Data Center Power Efficiency and Renewable Energy

Power Usage Effectiveness (PUE), defined as total facility power divided by IT equipment power, is the standard metric for data center energy efficiency. A PUE of 1.0 represents perfect efficiency; the global average has improved from roughly 2.0 in 2006 to approximately 1.5 today, driven by free-air cooling, liquid immersion cooling, and waste-heat reuse. Hyperscale operators, who benefit from economies of scale in mechanical and electrical systems, frequently achieve PUEs below 1.2.

Matching data center power demand to renewable generation requires both procurement strategies (power purchase agreements for wind and solar) and operational flexibility. Temporal shifting of non-latency-sensitive workloads (batch machine learning training, backup jobs) toward periods of high renewable availability reduces the carbon intensity of computation without degrading user experience. Google's carbon-intelligent computing platform demonstrated that significant fractions of datacenter workloads can be shifted temporally to align with low-carbon electricity supply.

NIST guidance on sustainable and efficient cloud computing provides a framework for evaluating energy and resource efficiency across cloud service delivery models.

Algorithmic Efficiency

Hardware efficiency improvements are necessary but not sufficient; the choice of algorithm determines the computational work required per unit of useful output. Sorting a list in O(n log n) time versus O(n squared) time reduces both runtime and energy proportionally. In machine learning, model compression techniques including pruning, quantization, and knowledge distillation reduce inference-time multiply-accumulate operations by one to three orders of magnitude with modest accuracy trade-offs, directly cutting the energy cost of serving predictions.

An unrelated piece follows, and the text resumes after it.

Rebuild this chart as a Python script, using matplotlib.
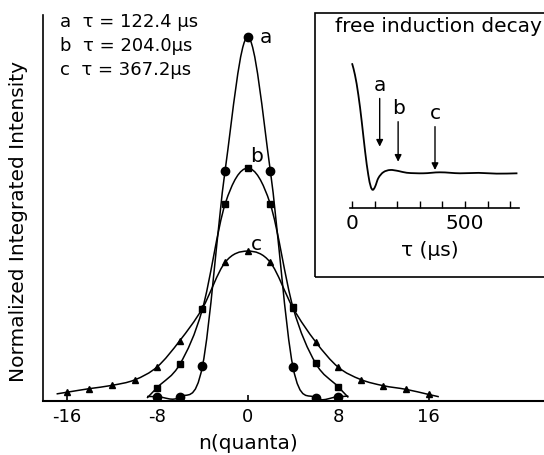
import numpy as np
import matplotlib
matplotlib.use("Agg")
import matplotlib.pyplot as plt
from matplotlib.path import Path
from matplotlib.patches import PathPatch, Rectangle

# photon-number distributions (normalised to peak of a)
n_a = [-8, -6, -4, -2, 0, 2, 4, 6, 8]
int_a = [0.012, 0.011, 0.096, 0.633, 1.0, 0.633, 0.094, 0.009, 0.012]

n_b = [-8, -6, -4, -2, 0, 2, 4, 6, 8]
int_b = [0.037, 0.101, 0.253, 0.541, 0.640, 0.541, 0.258, 0.104, 0.039]

n_c = [-16, -14, -12, -10, -8, -6, -4, -2, 0, 2, 4, 6, 8, 10, 12, 14, 16]
int_c = [0.024, 0.034, 0.043, 0.058, 0.094, 0.166, 0.255, 0.381, 0.412,
         0.381, 0.256, 0.163, 0.093, 0.059, 0.042, 0.032, 0.018]

curve_names = ['a', 'b', 'c']
delays = [122.4, 204.0, 367.2]
delay_text = ['122.4 \u03bcs', '204.0\u03bcs', '367.2\u03bcs']

x_ticks = [-16, -8, 0, 8, 16]

# free induction decay trace (inset)
fid_tau = [0, 13, 28, 43, 58, 72, 83, 92, 102, 116, 138, 168, 205, 242,
           315, 389, 478, 560, 640, 732]
fid_sig = [1.0, 0.894, 0.712, 0.469, 0.196, -0.015, -0.122, -0.150, -0.122,
           -0.045, 0.009, 0.030, 0.021, 0.005, 0.0, 0.009, 0.0, 0.004,
           -0.003, 0.0]
fid_ticks = [0, 100, 200, 300, 400, 500, 600, 700]


def smooth_path(x, y, ext=0.0):
    # cubic hermite through the points, drawn as bezier segments
    x = np.asarray(x, float)
    y = np.asarray(y, float)
    m = np.empty_like(y)
    m[1:-1] = (y[2:] - y[:-2]) / (x[2:] - x[:-2])
    m[0] = (y[1] - y[0]) / (x[1] - x[0])
    m[-1] = (y[-1] - y[-2]) / (x[-1] - x[-2])
    verts = []
    codes = []
    if ext > 0:
        verts.append((x[0] - ext, y[0] - m[0] * ext))
        codes.append(Path.MOVETO)
        verts.append((x[0], y[0]))
        codes.append(Path.LINETO)
    else:
        verts.append((x[0], y[0]))
        codes.append(Path.MOVETO)
    for i in range(len(x) - 1):
        h = x[i + 1] - x[i]
        verts += [(x[i] + h / 3, y[i] + m[i] * h / 3),
                  (x[i + 1] - h / 3, y[i + 1] - m[i + 1] * h / 3),
                  (x[i + 1], y[i + 1])]
        codes += [Path.CURVE4] * 3
    if ext > 0:
        verts.append((x[-1] + ext, y[-1] + m[-1] * ext))
        codes.append(Path.LINETO)
    return Path(verts, codes)


plt.rcParams['font.family'] = 'DejaVu Sans'
fs = 13
fs_lab = 14.5

fig = plt.figure(figsize=(5.44, 4.55), dpi=100)
W, H = 544.0, 455.0

# main panel
ax = fig.add_axes([43 / W, 1 - 401 / H, 1 - 43 / W, (401 - 15) / H])
ax.set_xlim(-18.1, 26.2)
ax.set_ylim(0, 1.061)

series = [(n_a, int_a, 'o', 6), (n_b, int_b, 's', 5), (n_c, int_c, '^', 5)]
label_offsets = [(13, 0), (6.5, 8.5), (6.5, 5)]
for (xs, ys, mk, ms), name, off in zip(series, curve_names, label_offsets):
    ax.add_patch(PathPatch(smooth_path(xs, ys, ext=0.9), fill=False,
                           edgecolor='black', lw=1.1))
    ax.plot(xs, ys, linestyle='none', marker=mk, ms=ms, color='black')
    k = int(np.argmax(ys))
    ax.annotate(name, (xs[k], ys[k]), xytext=off, textcoords='offset points',
                ha='center', va='center', fontsize=fs_lab)

for s in ['top', 'right']:
    ax.spines[s].set_visible(False)
ax.spines['left'].set_linewidth(1.2)
ax.spines['bottom'].set_linewidth(1.5)
ax.set_yticks([])
ax.set_xticks(x_ticks, labels=[str(t) for t in x_ticks])
ax.tick_params(axis='x', direction='in', length=4, width=1.2, pad=5,
               labelsize=fs)
ax.set_xlabel('n(quanta)', fontsize=fs_lab)
ax.xaxis.set_label_coords((248 - 43) / 501, -0.085)
ax.set_ylabel('Normalized Integrated Intensity', fontsize=fs_lab)
ax.yaxis.set_label_coords(-0.03, 0.465)

for i, (name, txt) in enumerate(zip(curve_names, delay_text)):
    fig.text(60 / W, 1 - (26.7 + 24.2 * i) / H,
             name + '  \u03c4 = ' + txt, fontsize=fs, va='baseline')

# inset box
fig.add_artist(Rectangle((315 / W, 1 - 277 / H), 0.5, (277 - 13) / H,
                         transform=fig.transFigure, fill=False,
                         edgecolor='black', lw=1.2))
fig.text(438 / W, 1 - 27 / H, 'free induction decay', fontsize=fs_lab,
         ha='center', va='center')

ins = fig.add_axes([350 / W, 1 - 208.3 / H, (519 - 350) / W,
                    (208.3 - 55) / H])
ins.patch.set_visible(False)
ins.set_xlim(-9, 739)
ins.set_ylim(-0.318, 1.075)
ins.add_patch(PathPatch(smooth_path(fid_tau, fid_sig), fill=False,
                        edgecolor='black', lw=1.3))
for s in ['top', 'right', 'left']:
    ins.spines[s].set_visible(False)
ins.spines['bottom'].set_linewidth(1.2)
ins.set_yticks([])
ins.set_xticks(fid_ticks,
               labels=[str(t) if t in (0, 500) else '' for t in fid_ticks])
ins.tick_params(axis='x', direction='in', length=5, width=1, pad=4,
                labelsize=fs_lab)

arrow_tail = [0.68, 0.469, 0.424]
arrow_tip = [0.242, 0.105, 0.03]
for name, t, y0, y1 in zip(curve_names, delays, arrow_tail, arrow_tip):
    ins.annotate('', xy=(t, y1), xytext=(t, y0),
                 arrowprops=dict(arrowstyle='-|>', color='black', lw=1,
                                 mutation_scale=10, shrinkA=0, shrinkB=0))
    ins.text(t, y0 + 0.12, name, ha='center', va='center', fontsize=fs_lab)

fig.text(430 / W, 1 - 250 / H, '\u03c4 (\u03bcs)', fontsize=fs_lab,
         ha='center', va='center')

fig.savefig('out.png', dpi=100)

The field of sustainable AI analyzes the full lifecycle energy cost of large models, from training through deployment. Strubell et al.'s analysis of NLP model training costs highlighted that training large transformer models can emit as much CO2 as several round-trip transatlantic flights, motivating the search for more sample-efficient training regimes and hardware-aware architecture design.

E-Waste Management

Electronic waste (e-waste) is the fastest-growing solid waste stream globally, containing both recoverable valuable materials (gold, palladium, copper) and hazardous substances (lead, mercury, cadmium). The average smartphone is replaced every two to three years, and enterprise hardware refresh cycles run three to five years, generating persistent flows of end-of-life equipment.

Extended producer responsibility (EPR) regulations require manufacturers to finance collection and recycling infrastructure. Modular design that allows component-level repair and upgrade extends device lifespans and reduces the energy and material cost of replacement. The IEEE 1680 family of standards (EPEAT) defines environmental performance criteria for computers, displays, and mobile devices, covering energy efficiency, materials content, and end-of-life management.

Cloud Computing Energy Use

Cloud computing concentrates workloads in large, efficiently operated facilities, typically reducing total energy consumption compared to equivalent workloads distributed across many small on-premises servers. Server utilization in hyperscale clouds exceeds 60 percent on average, compared to 10 to 20 percent in typical enterprise data centers, multiplying the productive work per joule of electricity consumed. Containerization and serverless execution models further improve utilization by packing independent workloads onto shared hardware.

Applications

  • Sustainable AI: energy-aware neural architecture search and hardware co-design for low-carbon inference.
  • Green networking: sleep-mode protocols and traffic-aware routing to reduce router and switch idle power.
  • Circular economy for hardware: remanufacturing, component harvesting, and certified refurbishment to extend equipment lifecycles.
  • Carbon accounting: IT asset management systems that track Scope 1, 2, and 3 emissions attributable to ICT procurement and operation.
  • Smart grids: ICT infrastructure for demand response, renewable integration, and real-time grid balancing.
  • Green software engineering: developer tooling that measures and reports energy consumption per function or API call.